Это стихи греческого поэта:
Вот что прекрасней всего из того, что я
в мире оставил:
Первое — солнечный свет, второе — спокойные
звезды
С месяцем, третье — яблоки, спелые дыни
и груши...
Впрочем, к звездам и к месяцу я совершенно равнодушен. Звезды и месяц я заменю чем-нибудь более для меня привлекательным. Эти стихи я произнесу так:
Вот что прекрасней всего из того, что я
в мире оставил:
Первое — солнечный свет, второе —
искусство и разум...
А уж на третьем месте можно будет перечислить что-нибудь из фруктов — спелые груши, арбузы и дыни...
Так кончается эта книга. Это — самые последние, заключающие ее строки.
Прочтем их внимательно.
«...к звездам и к месяцу я совершенно равнодушен. Звезды и месяц я заменю чем-нибудь более для меня привлекательным».
В этой реплике слышен голос старого зощенковского героя-рассказчика — того самого, которому непонятно было странное поведение дамочки, часами глядящей в морскую даль, «словно там было что-то определенное — фрукты или ливерная колбаса».
Но более ливерной колбасы и фруктов ему, оказывается, были нужны и дороги в этой жизни — искусство и разум.
Оказалось, что эти в высшей степени неопределенные и туманные явления, о которых поэт сказал, что их «ни съесть, ни выпить, ни поцеловать», — оказалось, что они в его новой шкале ценностей стоят на первом месте. А прекрасные плоды земли, которые в глазах древнего поэта были таким же чудом, как свет далеких звезд, для него как были, так и остались фруктами.
Слово «фрукты», а также на первый взгляд мало что меняющее слово «арбузы», оказавшееся в перечне «фруктов» между спелыми грушами и дынями, производят примерно тот же эффект, который в описании Корнелия Суллы достигается выражением: «в сандалиях на босу ногу». Древнеримские сандалии, благодаря этому «на босу ногу», тотчас превращаются в наши, «скороходовские».
Необыкновенно важное для автора, глубоко интимное признание снижено иронией.
Что это? Насмешка над собою? Или естественная застенчивость человека, привыкшего стесняться высоких слов?

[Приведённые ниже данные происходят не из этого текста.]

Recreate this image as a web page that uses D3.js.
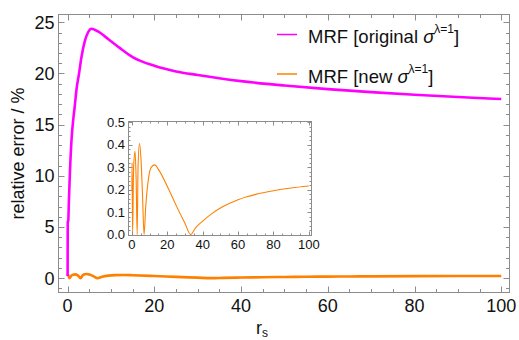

Быть может, и это тоже. Но не только.
И уж во всяком случае это — не инерция стиля, к которому он привык и от которого ему трудно отказаться.
В жизни, в искусстве, в борьбе, где тебя
победили,
Самое страшное — это инерция стиля...
Стиль — это мужество. В правде себе признаваться!
Все потерять, но иллюзиям не предаваться —
Кем бы ни стать — ощущать себя только собою,
Даже пускай твоя жизнь оказалась пустою...
Кто осознал пораженье — того не разбили.
Самое страшное — это инерция стиля...
(Наум Коржавин)
Зощенко осознал пораженье. Но он не сжег, как принято говорить в таких случаях, все, чему поклонялся, и не поклонился тому, что сжигал.
К своему новому сознанию он пришел, обогащенный опытом всей своей жизни и новым пониманием смысла своего писательского труда.
Итог, к которому он пришел, близок выводу, который примерно в то же время сделал для себя, терзаясь теми же сомнениями, другой писатель, живший в другой стране и писавший на другом языке:
Я и теперь думаю, что в этом мире нет высшего смысла. Но я знаю: кое-что в нем имеет смысл. Это «кое-что» — человек. Ведь он единственное существо, которое требует от мира, чтобы мир наполнился смыслом.